This entry was prompted by a question I received from a friend a few days ago. He asked me if I had any doubts about this run. I replied that once I’ve made up my mind to do something, I know I will do it because if I don’t it will kill me knowing that I could have done it but didn’t. We humans are all capable of amazing things, it is just a matter of deciding to go after them. To me that willful determination is tested everyday in a runner’s world, so I thought I’d write a post about it:
Running is an incredibly humbling activity. I know of no other sport where one could train for two hours a day, 6 days a week, and receive so little recognition or reward for being a dedicated athlete. I played soccer throughout my childhood, and even if I was not a pro, I at least got recognition on my team and in my league. And some compassionate soccer mom was always feeding us orange slices. Running, on the other hand, is such an individual activity. I have to cut my own orange slices these days!
I have a magazine clipping taped above my training calendar on my bedroom wall — the clipping states quite simply: “it’s you vs you”. If you skip a run, or drop out of a race, you are only letting yourself down. No teammates or coaches rely on your performance to measure their success or failure. At first, that is a very freeing concept, and in some ways it might make quitting seem a lot easier – and logistically it is. There are no teammates out there at mile 22 who are depending on you to get to mile 26.
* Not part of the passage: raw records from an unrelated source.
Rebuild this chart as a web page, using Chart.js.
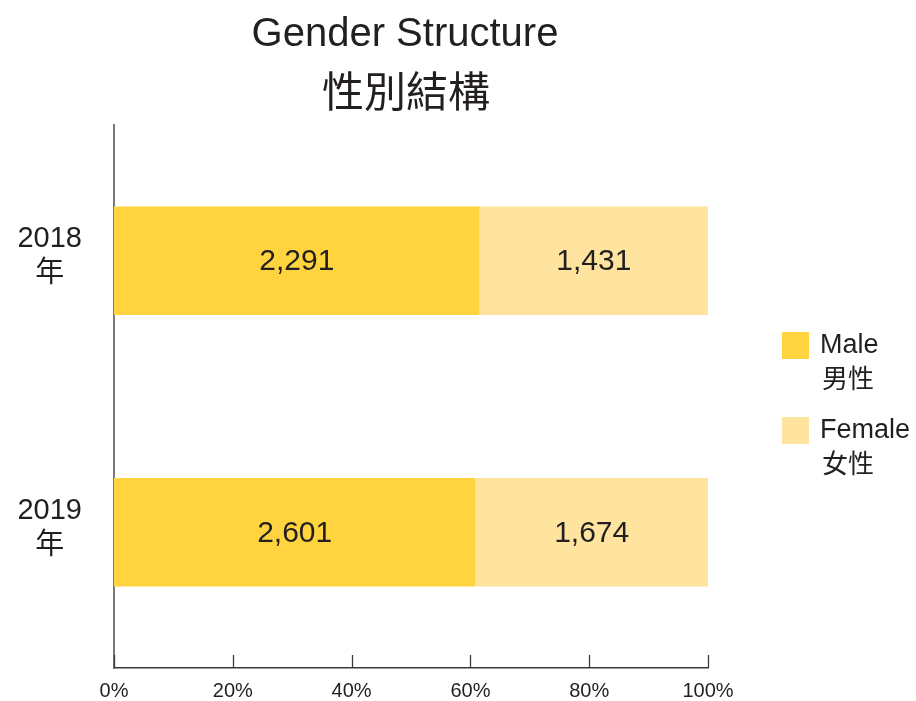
<!DOCTYPE html>
<html>
<head>
<meta charset="utf-8">
<script src="https://cdn.jsdelivr.net/npm/chart.js@4.4.1/dist/chart.umd.min.js"></script>
<style>
  html, body { margin: 0; padding: 0; background: #ffffff; }
  #wrap { width: 916px; height: 701px; position: relative; }
</style>
</head>
<body>
<div id="wrap"><canvas id="c" width="916" height="701"></canvas></div>
<script>
// ---- data ----
const categories = [['2018', '年'], ['2019', '年']];
const maleCounts = [2291, 2601];
const femaleCounts = [1431, 1674];
const seriesNames = [['Male', '男性'], ['Female', '女性']];
const xTickValues = [0, 20, 40, 60, 80, 100];
const titleLines = ['Gender Structure', '性別結構'];

// ---- derived shares (percent of each year's total) ----
const maleShare = maleCounts.map((m, i) => m / (m + femaleCounts[i]) * 100);
const femaleShare = femaleCounts.map((f, i) => f / (maleCounts[i] + f) * 100);

const MALE_COLOR = '#FFD43E';
const FEMALE_COLOR = '#FEE49E';
const TEXT = '#231F20';
const LATIN = '"Liberation Sans", Arial, sans-serif';
const CJK = '"Noto Sans CJK TC", "Noto Sans CJK SC", sans-serif';
const MIXED = '"Liberation Sans", "Noto Sans CJK TC", sans-serif';

const countsBySeries = [maleCounts, femaleCounts];
const fmt = v => v.toLocaleString('en-US');

const decorPlugin = {
  id: 'decor',
  afterDraw(chart) {
    const ctx = chart.ctx;
    const area = chart.chartArea;
    const xs = chart.scales.x;
    ctx.save();

    // title
    ctx.fillStyle = TEXT;
    ctx.textAlign = 'center';
    ctx.textBaseline = 'alphabetic';
    ctx.font = '40px ' + LATIN;
    ctx.fillText(titleLines[0], 405, 46);
    ctx.textBaseline = 'middle';
    ctx.font = '42px ' + CJK;
    ctx.fillText(titleLines[1], 406, 91);

    // x tick marks pointing up
    ctx.strokeStyle = '#3a3a3a';
    ctx.lineWidth = 1.3;
    xTickValues.forEach(v => {
      const px = Math.round(xs.getPixelForValue(v)) + 0.5;
      ctx.beginPath();
      ctx.moveTo(px, area.bottom);
      ctx.lineTo(px, area.bottom - 13);
      ctx.stroke();
    });

    // value labels
    ctx.fillStyle = TEXT;
    ctx.font = '30px ' + LATIN;
    ctx.textAlign = 'center';
    ctx.textBaseline = 'middle';
    chart.data.datasets.forEach((ds, di) => {
      const meta = chart.getDatasetMeta(di);
      meta.data.forEach((el, i) => {
        const cx = (el.x + el.base) / 2;
        ctx.fillText(fmt(countsBySeries[di][i]), cx, el.y + 1);
      });
    });

    // legend
    const legendX = 782, legendTops = [332, 417];
    chart.data.datasets.forEach((ds, di) => {
      const top = legendTops[di];
      ctx.fillStyle = ds.backgroundColor;
      ctx.fillRect(legendX, top, 27, 27);
      ctx.fillStyle = TEXT;
      ctx.textAlign = 'left';
      ctx.textBaseline = 'alphabetic';
      ctx.font = '27px ' + LATIN;
      ctx.fillText(seriesNames[di][0], legendX + 38, top + 21);
      ctx.textBaseline = 'middle';
      ctx.font = '26px ' + CJK;
      ctx.fillText(seriesNames[di][1], legendX + 40, top + 46);
    });

    ctx.restore();
  }
};

new Chart(document.getElementById('c'), {
  type: 'bar',
  data: {
    labels: categories,
    datasets: [
      { label: seriesNames[0].join(' '), data: maleShare, backgroundColor: MALE_COLOR, borderWidth: 0 },
      { label: seriesNames[1].join(' '), data: femaleShare, backgroundColor: FEMALE_COLOR, borderWidth: 0 }
    ]
  },
  options: {
    indexAxis: 'y',
    responsive: false,
    animation: false,
    devicePixelRatio: 1,
    barPercentage: 0.4,
    categoryPercentage: 1.0,
    layout: { padding: { top: 125, right: 208, bottom: 0, left: 0 } },
    plugins: {
      legend: { display: false },
      title: { display: false },
      tooltip: { enabled: false }
    },
    scales: {
      x: {
        stacked: true,
        min: 0,
        max: 100,
        afterBuildTicks: s => { s.ticks = xTickValues.map(v => ({ value: v })); },
        afterFit: s => { s.height = 33; s.paddingLeft = 0; s.paddingRight = 0; },
        grid: { display: false, drawTicks: false },
        border: { display: true, color: '#3a3a3a', width: 1.5 },
        ticks: {
          padding: 11,
          color: TEXT,
          font: { family: LATIN, size: 20 },
          maxRotation: 0,
          autoSkip: false,
          callback: v => v + '%'
        }
      },
      y: {
        stacked: true,
        afterFit: s => { s.width = 114; s.paddingTop = 0; s.paddingBottom = 0; },
        grid: { display: false, drawTicks: false },
        border: { display: true, color: '#7a7a7a', width: 2 },
        ticks: {
          crossAlign: 'center',
          padding: 32,
          labelOffset: -4,
          color: TEXT,
          font: { family: MIXED, size: 29, lineHeight: 1.2 }
        }
      }
    }
  },
  plugins: [decorPlugin]
});
</script>
</body>
</html>
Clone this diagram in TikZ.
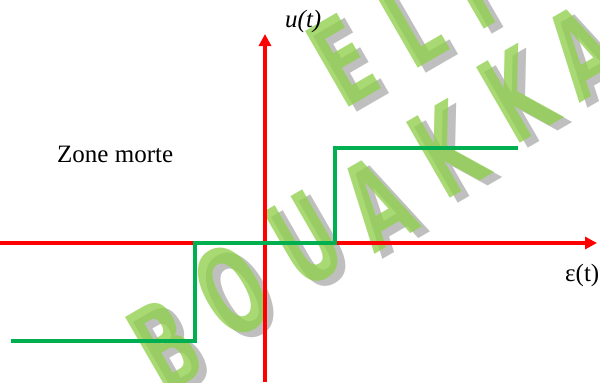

But there is a flip side to this autonomous nature of running. It quickly becomes an immense mental contest with yourself. Because you know what you are capable of, and you know every day that you reach that potential, and every day that you choose not to. Because ultimately it is a choice – a choice every time you lace up – will I run hard today?
And that to me is what makes running so simple and still so rewarding. Because I know everyday that I got up and chose to challenge myself when it would have been just as easy not to.
It might require some sacrifice, but I’ve never doubted whether it was worth it.